Monday, October 4, 2010

I knew a woman named Renee once. She and I worked together at a small, well trafficked bookstore in SoHo, before SoHo became a Disneyland version of an arts district, before Giuliani. It’s not there anymore-- Spring Street Books-- but I worked there for 3 years or so when I was in college. SoHo already wasn’t the SoHo it had been, and models lived nearby, and there was an Origins at the corner, and a store called Country Road, which I think was the Australian version of Banana Republic. There was also Moss, and Kelley and Ping, and David Bowie shot his scenes for Basquiat a block away. We had a great magazine department, and Linda Evangelista would come in once a month and buy and armful. Cindy was our favorite, she would buy Barbara Kingsolver and Jane Smiley, and came in with Rande Gerber when she was still married to Richard Gere, only we didn’t know it then.

Renee had finished college and gone to South America to teach English, and had become very ill, and had had to come home. She was small, with long brown hair, and was mousy, and had pasty skin. She was slim, too, but it turned out she’d developed Diabetes, but it took the better part of a year to stabilize her health. I don’t remember all the details, but I think there was a family fall out in there too. Anyway she lived around the corner, staying with her college roommate who was now a stockbroker on Wall Street, while she figured out what to do next.

Renee was always so calm, and never recognized anyone famous, and could deal with our crazy boss, Izzy, the holocaust refugee owner of the store.

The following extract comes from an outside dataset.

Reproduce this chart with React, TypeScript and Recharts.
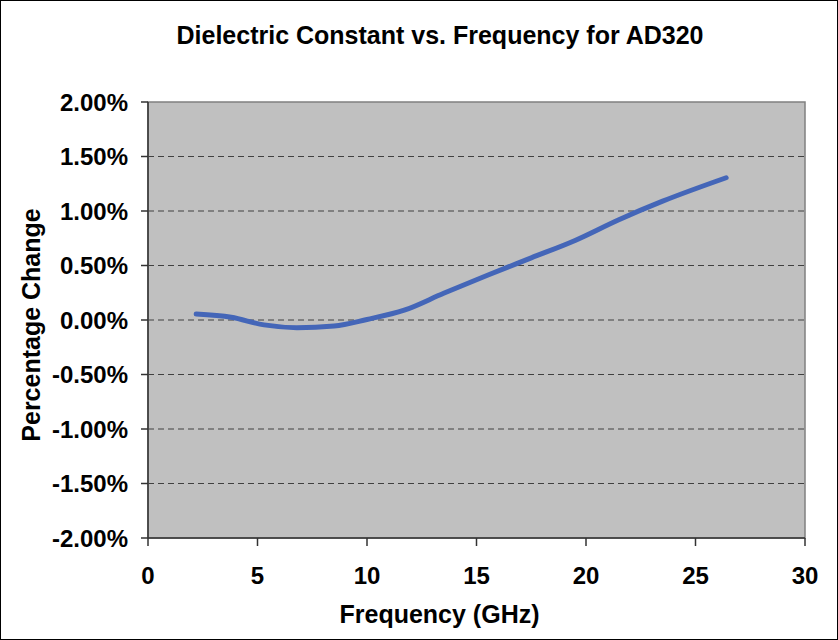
import { LineChart, Line, XAxis, YAxis, CartesianGrid, ReferenceArea, Label } from 'recharts';

// frequency in GHz, change in percent
const freqGHz = [2.2, 3.8, 5.3, 6.8, 8.5, 10, 11.7, 13.5, 15.5, 17.5, 19.5, 21.5, 23.5, 26.4];
const pctChange = [0.055, 0.025, -0.045, -0.07, -0.055, 0.005, 0.09, 0.245, 0.41, 0.57, 0.73, 0.92, 1.09, 1.305];

const xTicks = [0, 5, 10, 15, 20, 25, 30];
const yTicks = [-2, -1.5, -1, -0.5, 0, 0.5, 1, 1.5, 2];
const gridValues = [-1.5, -1, -0.5, 0, 0.5, 1, 1.5];

const chartTitle = 'Dielectric Constant vs. Frequency for AD320';
const xTitle = 'Frequency (GHz)';
const yTitle = 'Percentage Change';

const data = freqGHz.map((f, i) => ({ f, v: pctChange[i] }));

const FONT = '"Liberation Sans", Arial, sans-serif';
const tickStyle = { fontFamily: FONT, fontSize: 24, fontWeight: 700, fill: '#000' };

export default function App() {
  return (
    <div style={{ position: 'relative', width: 838, height: 640, background: '#fff', fontFamily: FONT }}>
      <style>{'body{margin:0}'}</style>
      <div
        style={{
          position: 'absolute',
          left: 0,
          top: 23,
          width: 880,
          textAlign: 'center',
          fontSize: 25,
          lineHeight: '25px',
          fontWeight: 700,
          color: '#000',
        }}
      >
        {chartTitle}
      </div>
      <LineChart width={838} height={640} data={data} margin={{ top: 102, right: 33, left: 0, bottom: 0 }}>
        <CartesianGrid
          vertical={false}
          horizontalValues={gridValues}
          stroke="#404040"
          strokeDasharray="6 4"
          fill="#C0C0C0"
          fillOpacity={1}
        />
        <ReferenceArea x1={0} x2={30} y1={-2} y2={2} fill="none" stroke="#808080" strokeWidth={1.5} ifOverflow="visible" />
        <XAxis
          type="number"
          dataKey="f"
          domain={[0, 30]}
          ticks={xTicks}
          interval={0}
          height={102}
          stroke="#333"
          strokeWidth={1.5}
          tickSize={8}
          tickMargin={21}
          tick={tickStyle}
        >
          <Label
            content={({ viewBox }: any) => (
              <text
                x={viewBox.x + viewBox.width / 2 - 37}
                y={viewBox.y + 85}
                textAnchor="middle"
                style={{ fontFamily: FONT, fontSize: 25, fontWeight: 700, fill: '#000' }}
              >
                {xTitle}
              </text>
            )}
          />
        </XAxis>
        <YAxis
          type="number"
          domain={[-2, 2]}
          ticks={yTicks}
          interval={0}
          width={148}
          stroke="#333"
          strokeWidth={1.5}
          tickSize={7}
          tickMargin={13}
          tick={tickStyle}
          tickFormatter={(v: number) => `${v.toFixed(2)}%`}
        >
          <Label
            content={({ viewBox }: any) => {
              const cx = 40;
              const cy = viewBox.y + viewBox.height / 2 + 5;
              return (
                <text
                  x={cx}
                  y={cy}
                  transform={`rotate(-90 ${cx} ${cy})`}
                  textAnchor="middle"
                  style={{ fontFamily: FONT, fontSize: 25, fontWeight: 700, fill: '#000' }}
                >
                  {yTitle}
                </text>
              );
            }}
          />
        </YAxis>
        <Line
          type="monotone"
          dataKey="v"
          stroke="#4466B8"
          strokeWidth={5}
          strokeLinecap="round"
          dot={false}
          activeDot={false}
          isAnimationActive={false}
        />
      </LineChart>
      <div
        style={{
          position: 'absolute',
          inset: 0,
          border: '1px solid #000',
          pointerEvents: 'none',
        }}
      />
    </div>
  );
}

He was friends with the guy who’d written Maus, and Kinky Friedman, or at least knew them well enough for them to stop by and ask for discounts.

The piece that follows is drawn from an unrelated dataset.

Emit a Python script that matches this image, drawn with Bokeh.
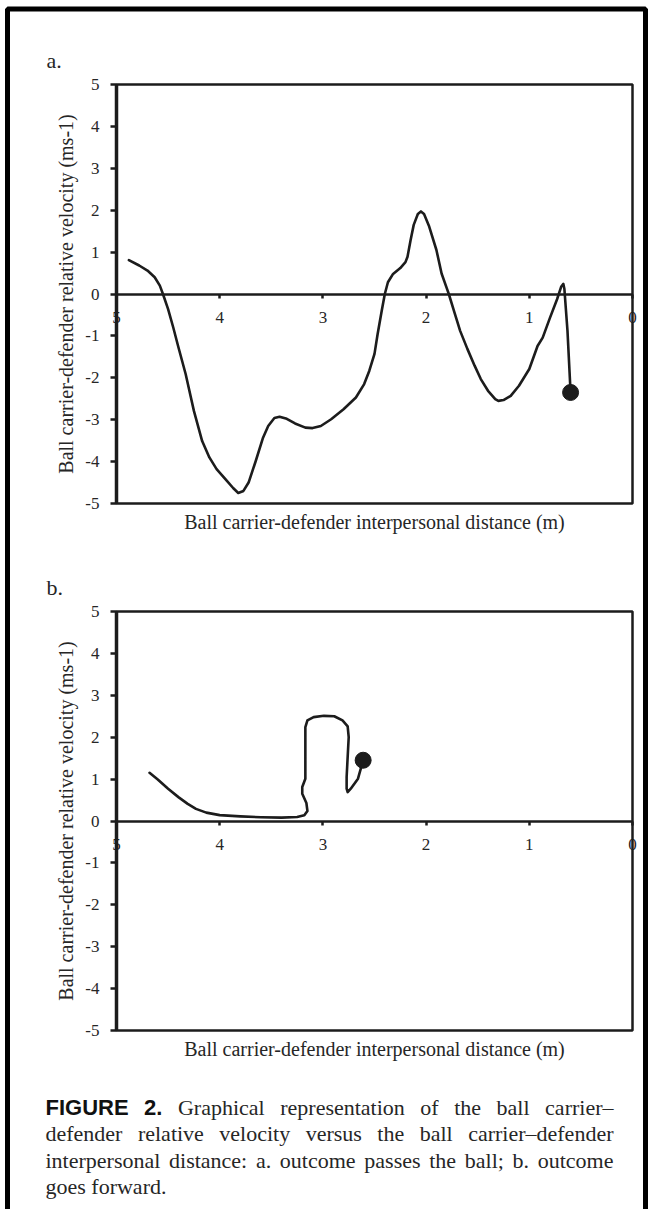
import math
from bokeh.plotting import figure
from bokeh.models import Range1d, LinearAxis, FixedTicker, BoxAnnotation, Label, ColumnDataSource
from bokeh.core.properties import value
from bokeh.embed import file_html
from bokeh.resources import INLINE

# ---------------- data ----------------
A_DIST = [4.88, 4.78, 4.70, 4.63, 4.58, 4.55, 4.50, 4.45, 4.40, 4.33, 4.25, 4.17, 4.10, 4.03,
          3.93, 3.87, 3.82, 3.77, 3.72, 3.65, 3.58, 3.53, 3.47, 3.42, 3.35, 3.27, 3.17,
          3.10, 3.02, 2.92, 2.80, 2.68, 2.60, 2.55, 2.50, 2.47, 2.43, 2.40, 2.37, 2.32,
          2.25, 2.20, 2.18, 2.15, 2.12, 2.08, 2.05, 2.02, 1.97, 1.90, 1.85, 1.80, 1.78,
          1.73, 1.67, 1.60, 1.53, 1.47, 1.40, 1.33, 1.30, 1.25, 1.18, 1.10, 1.00, 0.92,
          0.87, 0.80, 0.73, 0.69, 0.67, 0.66, 0.63, 0.60]
A_VEL = [0.81, 0.68, 0.56, 0.40, 0.20, 0.0, -0.36, -0.80, -1.27, -1.91, -2.79, -3.51, -3.90,
         -4.18, -4.46, -4.63, -4.75, -4.70, -4.50, -3.98, -3.43, -3.15, -2.96, -2.93, -2.98,
         -3.09, -3.19, -3.20, -3.15, -2.99, -2.75, -2.47, -2.15, -1.83, -1.43, -0.96, -0.40,
         0.0, 0.28, 0.48, 0.62, 0.76, 0.89, 1.29, 1.65, 1.91, 1.97, 1.91, 1.61, 1.05, 0.49,
         0.14, 0.0, -0.40, -0.88, -1.31, -1.71, -2.03, -2.31, -2.51, -2.55, -2.53, -2.43,
         -2.19, -1.79, -1.24, -1.04, -0.57, -0.12, 0.18, 0.24, 0.12, -0.88, -2.35]

B_DIST = [4.68, 4.60, 4.50, 4.40, 4.31, 4.23, 4.13, 4.00, 3.80, 3.60, 3.40, 3.25, 3.18,
          3.15, 3.16, 3.20, 3.20, 3.17, 3.17, 3.17, 3.17, 3.15, 3.09, 2.99, 2.89, 2.81,
          2.76, 2.75, 2.76, 2.77, 2.77, 2.76, 2.73, 2.66, 2.61]
B_VEL = [1.15, 0.99, 0.77, 0.57, 0.41, 0.29, 0.20, 0.14, 0.11, 0.09, 0.08, 0.095, 0.135,
         0.24, 0.43, 0.65, 0.81, 1.01, 1.37, 1.93, 2.24, 2.40, 2.48, 2.51, 2.50, 2.40,
         2.26, 2.00, 1.53, 1.05, 0.77, 0.69, 0.77, 1.01, 1.45]

X_TICKS = [0, 1, 2, 3, 4, 5]
X_TICK_LABELS = ["0", "1", "2", "3", "4", "5"]
Y_TICKS = [-5, -4, -3, -2, -1, 0, 1, 2, 3, 4, 5]
Y_TICK_LABELS = ["-5", "-4", "-3", "-2", "-1", "0", "1", "2", "3", "4", "5"]
PANEL_NAMES = ["a", "b"]
PANEL_LABELS = ["a.", "b."]
X_TITLE = "Ball carrier-defender interpersonal distance (m)"
Y_TITLE = "Ball carrier-defender relative velocity (ms-1)"
CAPTION_LINES = [
    "FIGURE 2. Graphical representation of the ball carrier\u2013",
    "defender relative velocity versus the ball carrier\u2013defender",
    "interpersonal distance: a. outcome passes the ball; b. outcome",
    "goes forward.",
]
BOLD_WORDS = {"FIGURE", "2."}

# ---------------- layout / style ----------------
W, H = 648, 1209
INK = "#1c1c1c"
TXT = "#262626"
SERIF = "Liberation Serif"
SANS = "Liberation Sans"
PX_LEFT, PX_RIGHT = 116.0, 632.0          # canvas px of x=5 and x=0
UX = (PX_RIGHT - PX_LEFT) / (max(X_TICKS) - min(X_TICKS))
PANEL_TOPS = {"a": 84.0, "b": 611.0}     # canvas px of y=5
UY = 41.9
X_MAX, X_MIN = max(X_TICKS), min(X_TICKS)
Y_MAX, Y_MIN = max(Y_TICKS), min(Y_TICKS)

x_range = Range1d(start=X_MAX + PX_LEFT / UX, end=X_MIN - (W - PX_RIGHT) / UX)
p = figure(width=W, height=H, x_range=x_range, y_range=Range1d(H, 0),
           x_axis_type=None, y_axis_type=None, toolbar_location=None,
           output_backend="svg", min_border=0, outline_line_color=None)
p.title.visible = False
p.extra_x_ranges = {"px": Range1d(0, W)}
p.extra_y_ranges = {n: Range1d(start=Y_MAX - (H - t) / UY, end=Y_MAX + t / UY)
                    for n, t in PANEL_TOPS.items()}

# outer frame (no bottom edge visible)
p.add_layout(BoxAnnotation(left=7.0, right=645.0, top=8.5, bottom=H + 40,
                           x_range_name="px", fill_alpha=0, line_color="black",
                           line_alpha=1.0, line_width=5))

panel_data = {"a": (A_DIST, A_VEL), "b": (B_DIST, B_VEL)}

for name, plabel in zip(PANEL_NAMES, PANEL_LABELS):
    xs, ys = panel_data[name]
    top = PANEL_TOPS[name]
    bottom = top + (Y_MAX - Y_MIN) * UY

    xa = LinearAxis(y_range_name=name, fixed_location=0, bounds=(X_MIN, X_MAX),
                    ticker=FixedTicker(ticks=X_TICKS),
                    major_label_overrides=dict(zip(X_TICKS, X_TICK_LABELS)))
    xa.axis_line_width = 2.5
    xa.axis_line_color = INK
    xa.major_tick_out = 4
    xa.major_tick_in = 0
    xa.major_tick_line_width = 2.5
    xa.major_tick_line_color = INK
    xa.minor_tick_line_color = None
    xa.major_label_standoff = 14
    xa.major_label_text_font = SERIF
    xa.major_label_text_font_size = "17px"
    xa.major_label_text_color = TXT
    p.add_layout(xa, "below")

    ya = LinearAxis(y_range_name=name, fixed_location=X_MAX, bounds=(Y_MIN, Y_MAX),
                    ticker=FixedTicker(ticks=Y_TICKS),
                    major_label_overrides=dict(zip(Y_TICKS, Y_TICK_LABELS)))
    ya.axis_line_width = 3.5
    ya.axis_line_color = INK
    ya.major_tick_out = 6
    ya.major_tick_in = 0
    ya.major_tick_line_width = 2.5
    ya.major_tick_line_color = INK
    ya.minor_tick_line_color = None
    ya.major_label_standoff = 11
    ya.major_label_text_font = SERIF
    ya.major_label_text_font_size = "17px"
    ya.major_label_text_color = TXT
    p.add_layout(ya, "left")

    p.add_layout(BoxAnnotation(left=X_MAX, right=X_MIN, top=Y_MAX, bottom=Y_MIN,
                               y_range_name=name, fill_alpha=0, line_color=INK,
                               line_alpha=1.0, line_width=2.5))

    p.line(xs, ys, y_range_name=name, line_width=2.6, line_color=INK,
           line_join="round", line_cap="round")
    p.scatter([xs[-1]], [ys[-1]], y_range_name=name, size=16, fill_color=INK,
              line_color=INK)

    p.add_layout(Label(x=65.5, y=(Y_MAX + Y_MIN) / 2, x_range_name="px", y_range_name=name,
                       text=Y_TITLE, angle=math.pi / 2, text_align="center",
                       text_baseline="middle", text_font=SERIF, text_font_size="20px",
                       text_color=TXT))
    p.add_layout(Label(x=(X_MAX + X_MIN) / 2, y=bottom + 18, text=X_TITLE,
                       text_align="center", text_baseline="middle", text_font=SERIF,
                       text_font_size="20px", text_color=TXT))
    p.add_layout(Label(x=46, y=top - 24, x_range_name="px", text=plabel,
                       text_align="left", text_baseline="alphabetic", text_font=SERIF,
                       text_font_size="22px", text_color=TXT))

# ---------------- caption (justified) ----------------
TIMES = {' ': 250, '.': 250, ',': 250, ':': 278, ';': 278, '-': 333, '\u2013': 500,
         '(': 333, ')': 333, 'a': 444, 'b': 500, 'c': 444, 'd': 500, 'e': 444, 'f': 333,
         'g': 500, 'h': 500, 'i': 278, 'j': 278, 'k': 500, 'l': 278, 'm': 778, 'n': 500,
         'o': 500, 'p': 500, 'q': 500, 'r': 333, 's': 389, 't': 278, 'u': 500, 'v': 500,
         'w': 722, 'x': 500, 'y': 500, 'z': 444, 'G': 722}
HELVB = {'F': 611, 'I': 278, 'G': 778, 'U': 722, 'R': 722, 'E': 667, '2': 556, '.': 278,
         ' ': 278}
CAP_SIZE = 22
CAP_LEFT, CAP_RIGHT = 45.0, 613.0
CAP_BASE, CAP_LEAD = 1107.0, 26.4


def word_w(word, bold):
    table = HELVB if bold else TIMES
    return sum(table.get(c, 500) for c in word) * CAP_SIZE / 1000.0


reg = dict(x=[], y=[], text=[])
bld = dict(x=[], y=[], text=[])
for i, line in enumerate(CAPTION_LINES):
    words = line.split(" ")
    bolds = [(i == 0 and w in BOLD_WORDS) for w in words]
    widths = [word_w(w, b) for w, b in zip(words, bolds)]
    if i < len(CAPTION_LINES) - 1 and len(words) > 1:
        gap = (CAP_RIGHT - CAP_LEFT - sum(widths)) / (len(words) - 1)
    else:
        gap = TIMES[' '] * CAP_SIZE / 1000.0
    xpos = CAP_LEFT
    ypos = CAP_BASE + i * CAP_LEAD
    for w, b, wd in zip(words, bolds, widths):
        d = bld if b else reg
        d["x"].append(xpos)
        d["y"].append(ypos)
        d["text"].append(w)
        xpos += wd + gap

p.text(x="x", y="y", text="text", source=ColumnDataSource(reg), x_range_name="px",
       text_font=value(SERIF), text_font_size=value("22px"), text_color=TXT,
       text_align="left", text_baseline="alphabetic")
p.text(x="x", y="y", text="text", source=ColumnDataSource(bld), x_range_name="px",
       text_font=value(SANS), text_font_style="bold", text_font_size=value("22px"),
       text_color="#111111", text_align="left", text_baseline="alphabetic")

open("out.html", "w").write(file_html(p, INLINE))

Renee was more mature, and more conscious of money than many of our coworkers. I remember the awe I felt the day she said she’d made the curry she was heating up for lunch. Thai curry. This for me was like when other people realize mayonanaise can be made at home, or dill pickles were once cucumbers. It was life changing . I loved thai food, but of course was too poor to afford it often. I was already a good cook, and able top make a nutritious, tasty food most nights, but it had never occurred to me that ethnic food could be made at home, too.

Renee lent me a cookbook, took me to Chinatown to find ingredients, and invited me over to cook when I was ready to try it for the first time myself. That cookbook is dynamite, and Renee was a great teacher, and Chinatown a great resource.

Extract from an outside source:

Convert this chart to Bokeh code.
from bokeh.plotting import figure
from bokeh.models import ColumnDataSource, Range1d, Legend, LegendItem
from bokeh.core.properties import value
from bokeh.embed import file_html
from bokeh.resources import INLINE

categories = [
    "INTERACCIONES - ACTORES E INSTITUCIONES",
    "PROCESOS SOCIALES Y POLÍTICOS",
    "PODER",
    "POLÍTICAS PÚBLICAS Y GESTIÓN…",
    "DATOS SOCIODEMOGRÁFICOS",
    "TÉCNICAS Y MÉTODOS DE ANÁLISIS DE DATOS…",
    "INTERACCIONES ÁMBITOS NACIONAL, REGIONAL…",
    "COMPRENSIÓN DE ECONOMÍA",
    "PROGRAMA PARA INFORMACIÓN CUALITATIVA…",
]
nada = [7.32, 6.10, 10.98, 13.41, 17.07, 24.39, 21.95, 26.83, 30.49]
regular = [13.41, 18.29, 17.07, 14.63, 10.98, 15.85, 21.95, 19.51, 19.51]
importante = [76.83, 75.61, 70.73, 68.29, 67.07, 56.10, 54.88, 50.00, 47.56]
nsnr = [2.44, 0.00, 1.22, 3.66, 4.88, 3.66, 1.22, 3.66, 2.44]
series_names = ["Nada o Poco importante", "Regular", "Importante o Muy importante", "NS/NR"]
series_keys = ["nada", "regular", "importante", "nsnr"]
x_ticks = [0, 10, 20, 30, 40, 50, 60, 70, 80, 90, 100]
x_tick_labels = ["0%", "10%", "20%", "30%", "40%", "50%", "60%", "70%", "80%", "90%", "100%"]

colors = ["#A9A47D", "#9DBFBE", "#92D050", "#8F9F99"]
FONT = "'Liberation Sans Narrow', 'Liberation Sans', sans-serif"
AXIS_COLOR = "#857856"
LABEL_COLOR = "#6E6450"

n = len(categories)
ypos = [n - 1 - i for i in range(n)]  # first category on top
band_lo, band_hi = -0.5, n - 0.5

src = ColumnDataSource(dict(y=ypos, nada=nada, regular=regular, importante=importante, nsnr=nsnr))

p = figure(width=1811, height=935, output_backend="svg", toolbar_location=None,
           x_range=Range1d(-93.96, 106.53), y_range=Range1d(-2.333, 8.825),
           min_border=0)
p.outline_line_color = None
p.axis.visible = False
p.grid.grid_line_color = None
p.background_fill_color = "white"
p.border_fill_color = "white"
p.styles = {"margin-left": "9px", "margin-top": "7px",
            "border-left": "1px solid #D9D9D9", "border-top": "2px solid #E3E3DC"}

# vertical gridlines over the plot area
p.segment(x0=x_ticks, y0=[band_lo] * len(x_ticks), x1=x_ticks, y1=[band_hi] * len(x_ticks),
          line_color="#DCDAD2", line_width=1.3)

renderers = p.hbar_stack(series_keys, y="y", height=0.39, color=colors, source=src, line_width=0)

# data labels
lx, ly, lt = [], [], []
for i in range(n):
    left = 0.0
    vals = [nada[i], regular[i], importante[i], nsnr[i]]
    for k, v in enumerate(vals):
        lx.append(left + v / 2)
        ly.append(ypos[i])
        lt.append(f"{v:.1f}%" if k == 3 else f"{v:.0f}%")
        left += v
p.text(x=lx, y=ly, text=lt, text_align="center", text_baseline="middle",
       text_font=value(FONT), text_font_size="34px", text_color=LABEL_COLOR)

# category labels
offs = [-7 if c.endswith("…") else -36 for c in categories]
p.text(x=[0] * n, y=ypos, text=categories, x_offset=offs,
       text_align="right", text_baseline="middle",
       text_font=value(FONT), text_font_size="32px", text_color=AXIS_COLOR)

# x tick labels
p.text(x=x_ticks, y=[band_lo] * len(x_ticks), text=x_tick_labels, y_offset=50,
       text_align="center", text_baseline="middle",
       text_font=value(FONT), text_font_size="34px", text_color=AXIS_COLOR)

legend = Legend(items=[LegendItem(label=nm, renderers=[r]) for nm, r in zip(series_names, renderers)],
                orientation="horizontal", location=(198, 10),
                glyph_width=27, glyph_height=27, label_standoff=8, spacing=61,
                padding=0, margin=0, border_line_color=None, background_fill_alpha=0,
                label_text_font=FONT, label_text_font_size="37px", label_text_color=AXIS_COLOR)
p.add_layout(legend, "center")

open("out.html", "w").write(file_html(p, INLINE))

That Spring Renee got into graduate school for public health, not at NYU, but somewhere out of the city. I am not sure where, or what became of her. But I make a lot of thai food, and whenever my herbs just start to wilt, I make batches of curry paste, and think of her, and how she’d always say to drop by for “tea and sympathy, or vodka and a cigarette” when Izzy was in one of his moods, and she was leaving me to the late shift.

Green Curry Paste
Adapted  from Real Thai, by Nancie McDermott. I am allergic to shrimp so I omit the paste, but you coul include 1 tsp shrimp paste in place of the fish sauce.

1 tbs whole coriander seed
1 tbs whole cumin seed
1 tsp whole peppercorn
3 stalks fresh lemongrass
1/2 c coarsely chopped fresh cilantro roots, stems and leaves
1/4 c coarsely chopped mixed thai basil, vietnamese coriander, italian basil, and mint
1 tsp minced lime peel
1 tbs chopped fresh ginger
6 cloves of garlic, smashed and peeled
1 shallot chopped
1/2 c fresh thai (birdseye) chilies, chopped
1 tbs fish sauce
1 tsp salt

Toast the coriander, cumin, and black pepper together in a skillet, then pound in mortar and pestle.
Trim the lemongrass stalks and chop finely.
In a food processor or blender, grind the cilantro and mixed greens until roughly processed (5 minutes or so), then add lime, ginger, garlic, shallot, chilies, one by one, pureeing to combine after each addition.  Add the toasted spices and lemongrass, then the fish sauce  and salt.

This makes enough for 2 to 4 pots of curry. To store, put the ingredients in a jar and cover with a thin layer of neutral oil. Lasts for several months in the refrigerator.